Call to end ‘corridor care’
Petition to end use of unacceptable treatment locations submitted by doctors leaders
Doctors and nurses in Wales have launched a joint petition calling for an immediate end to the unsafe and undignified practice of ‘corridor care’.
BMA Wales and the RCN (Royal College of Nursing) are calling on the Welsh Government to take urgent action to address the spectacle of patients being treated in inappropriate settings, such as hospital corridors, waiting rooms and even dining areas.
Speaking today at a launch event in Cardiff, BMA Cymru Wales council chair Iona Collins and RCN Wales executive director Helen Whyley warned that the sight of patients being cared for in unsafe and inappropriate surroundings was becoming normalised.
Pointing to the critical shortage of beds, Dr Collins said that fundamental principles of the NHS such as providing treatment based on clinical priority were not being met, with patients being left in corridors to face dangerous and dehumanising conditions.
Ms Whyley meanwhile said she hoped the joint petition would give a voice to doctors and nurses, many of whom often felt powerless to speak out about the conditions facing their patients.
‘Undignified’
She said: ‘Every day our members, our nurses, our doctors, our healthcare support workers and other healthcare staff are being asked to care for patients in inappropriate places, places that are undignified and unacceptable.
‘It isn’t acceptable to hear about an elderly lady who sat in a chair for six days while she was being treated. It isn’t acceptable to hear about a person who had a mental health condition being pushed in front of a fire exit because there was nowhere else to put them.

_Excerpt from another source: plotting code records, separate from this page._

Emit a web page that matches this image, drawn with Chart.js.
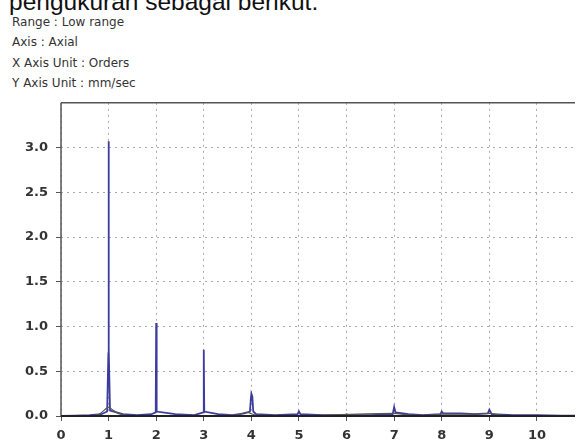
<!DOCTYPE html>
<html>
<head>
<meta charset="utf-8">
<script src="https://cdn.jsdelivr.net/npm/chart.js@4/dist/chart.umd.min.js"></script>
<style>
  html, body { margin: 0; padding: 0; background: #fff; overflow: hidden; }
  body { width: 576px; height: 443px; position: relative; }
  .cap { position: absolute; left: 9px; top: -10px; font-family: "Liberation Sans", Arial, sans-serif; font-size: 24.5px; line-height: 24px; color: #111; white-space: nowrap; }
  .hd { position: absolute; left: 12px; font-family: "DejaVu Sans", sans-serif; font-size: 12px; line-height: 12px; color: #333; white-space: nowrap; }
  #wrap { position: absolute; left: 0; top: 87px; width: 576px; height: 356px; }
</style>
</head>
<body>
<div class="cap">pengukuran sebagai berikut.</div>
<div class="hd" style="top:15.5px">Range : Low range</div>
<div class="hd" style="top:36px">Axis : Axial</div>
<div class="hd" style="top:57px">X Axis Unit : Orders</div>
<div class="hd" style="top:77px">Y Axis Unit : mm/sec</div>
<div id="wrap"><canvas id="c" width="576" height="356"></canvas></div>
<script>
// Spectrum (blue)
const orders = [0, 0.3, 0.6, 0.85, 0.97, 0.995, 1.0, 1.005, 1.03, 1.3, 1.6, 1.9, 1.99, 2.0, 2.01, 2.4, 2.8, 2.99, 3.0, 3.01, 3.3, 3.6, 3.85, 3.97, 3.99, 4.0, 4.02, 4.04, 4.1, 4.5, 4.97, 5.0, 5.03, 5.5, 5.97, 6.0, 6.03, 6.5, 6.97, 7.0, 7.03, 7.3, 7.6, 7.97, 8.0, 8.03, 8.4, 8.7, 8.97, 9.0, 9.05, 9.5, 10.0, 10.5, 10.8];
const amplitude = [0.0, 0.005, 0.01, 0.02, 0.05, 0.7, 3.07, 0.75, 0.06, 0.02, 0.01, 0.02, 0.04, 1.04, 0.05, 0.02, 0.01, 0.04, 0.74, 0.05, 0.02, 0.01, 0.03, 0.05, 0.2, 0.25, 0.22, 0.05, 0.02, 0.01, 0.02, 0.05, 0.02, 0.01, 0.01, 0.02, 0.01, 0.01, 0.02, 0.1, 0.04, 0.02, 0.01, 0.02, 0.05, 0.03, 0.03, 0.02, 0.03, 0.07, 0.02, 0.01, 0.01, 0.005, 0.005];
// Overall envelope (dark)
const envOrders = [0, 0.6, 0.8, 0.92, 1.0, 1.08, 1.2, 1.4, 2.0, 3.0, 3.7, 3.9, 4.1, 5.0, 7.0, 7.3, 7.8, 8.0, 8.7, 9.0, 9.3, 10.8];
const envAmp = [0.0, 0.0, 0.02, 0.07, 0.1, 0.07, 0.03, 0.005, 0.005, 0.005, 0.01, 0.04, 0.01, 0.005, 0.03, 0.01, 0.01, 0.02, 0.02, 0.03, 0.005, 0.0];
const xTicks = [0, 1, 2, 3, 4, 5, 6, 7, 8, 9, 10];
const yTicks = [0.0, 0.5, 1.0, 1.5, 2.0, 2.5, 3.0];

const frame = {
  id: 'frame',
  afterDatasetsDraw(chart) {
    const a = chart.chartArea, ctx = chart.ctx;
    ctx.save();
    ctx.setLineDash([]);
    ctx.strokeStyle = '#555';
    ctx.lineWidth = 1.5;
    ctx.beginPath();
    ctx.moveTo(a.left, a.top); ctx.lineTo(a.right, a.top);
    ctx.moveTo(a.left, a.top); ctx.lineTo(a.left, a.bottom);
    ctx.stroke();
    ctx.lineWidth = 2.2;
    ctx.strokeStyle = '#222';
    ctx.beginPath();
    ctx.moveTo(a.left, a.bottom); ctx.lineTo(a.right, a.bottom);
    ctx.stroke();
    ctx.restore();
  }
};

const tickFont = { family: 'DejaVu Sans', size: 13, weight: 'bold' };

new Chart(document.getElementById('c'), {
  type: 'line',
  data: {
    datasets: [
      {
        data: envOrders.map((x, i) => ({ x, y: envAmp[i] })),
        borderColor: '#555',
        borderWidth: 1.2,
        pointRadius: 0,
        tension: 0.3
      },
      {
        data: orders.map((x, i) => ({ x, y: amplitude[i] })),
        borderColor: '#3c3c9e',
        borderWidth: 1.8,
        pointRadius: 0,
        tension: 0
      }
    ]
  },
  plugins: [frame],
  options: {
    responsive: false,
    animation: false,
    events: [],
    layout: { padding: { top: 7, right: 1, left: 0, bottom: 0 } },
    plugins: { legend: { display: false }, tooltip: { enabled: false } },
    scales: {
      x: {
        type: 'linear',
        min: 0, max: 10.8,
        afterFit(s) { s.height = 27; },
        afterBuildTicks(s) { s.ticks = xTicks.map(v => ({ value: v })); },
        ticks: { color: '#333', font: tickFont, padding: 7, maxRotation: 0, callback: v => String(v) },
        grid: { color: '#aaa', lineWidth: 1, tickLength: 5, tickColor: '#555', tickBorderDash: [] },
        border: { display: false, dash: [2, 4] }
      },
      y: {
        min: 0, max: 3.5,
        afterFit(s) { s.width = 61; },
        afterBuildTicks(s) { s.ticks = yTicks.map(v => ({ value: v })); },
        ticks: { color: '#333', font: tickFont, padding: 8, callback: v => v.toFixed(1) },
        grid: { color: '#aaa', lineWidth: 1, tickLength: 5, tickColor: '#555', tickBorderDash: [] },
        border: { display: false, dash: [2, 4] }
      }
    }
  }
});
</script>
</body>
</html>
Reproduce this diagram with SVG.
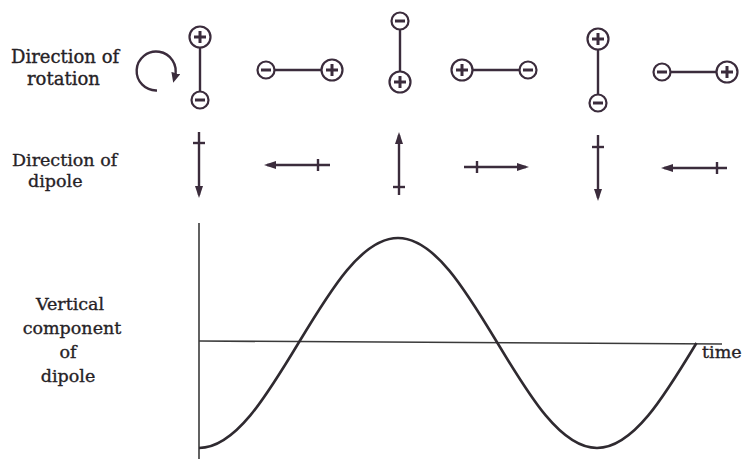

‘It’s difficult for [healthcare staff] to stand up and to speak out about that and so it's becoming normalised, which we just cannot have in a modern gold standard, NHS services that the people of Wales rightly deserve.’
The association and the RCN are encouraging members of the public to sign and support the petition, which was drawn up in response to overwhelming testimony from healthcare staff over the hugely detrimental impact of so-called ‘corridor care’.
This testimony includes reports of ‘multiple patients with severe injuries to bones are sitting in chairs waiting for beds for 48 to 72 hours’ to patients at a community hospital receiving care in a dining area and without access to facilities such as piped oxygen or suction.
Diabetes and endocrinology consultant Atul Kalhan is one of the many doctors to have shared his experiences of corridor care with the BMA.
High pressure
Based at the Royal Glamorgan Hospital in south Wales, Dr Kalhan spoke of the effect conditions in the health service were having on patients and staff.
He said: ‘In my three-decade long career as a physician, I can say with confidence that demand for services and the pressure on staff is the highest I have ever seen and yet there are limited additional resources to meet this demand.
‘Reclining chairs are now being offered to patients, this is being normalised and it’s completely wrong. On my last on-call shift, I reviewed an elderly man placed on a chair waiting to be admitted, I went back to the hospital 24 hours later and he was still there, it’s heartbreaking.
‘I was the on-call consultant over the weekend. Whilst there, I reviewed frail elderly patients sitting on chairs in a corridor, in makeshift waiting rooms and in an ambulance. There was an octogenarian with a cerebral bleed, a confused woman with advanced dementia. This is unsafe clinical practice and unacceptable.
‘This needs to change – all patients deserve dignity and a place to rest, that’s why I’m backing the BMA and RCN’s calls to put an end to corridor care.’
The reported experiences of frontline staff follows on from data published last month by the RCEM (Royal College of Emergency Medicine) highlighting the extent of the problem in the NHS in Wales.
Future demand
In its survey, the RCEM found that, during January and February this year, staff at all 12 emergency departments in Wales had had to resort to treating patients in areas such as corridors and waiting rooms owing to lack of bedspace.
In calling for the phenomenon of corridor care to become a never event within the health service, the petition sets out a number of recommendations designed to bring about change.
These include taking steps to record and report on instances of corridor care and seeking to reduce hospital admissions through the prioritisation of prevention and early intervention and through greater investment in community-based health services.
The petition also calls on the Welsh government to deliver of a ‘costed workforce plan’ to ensure future patient demand can be met.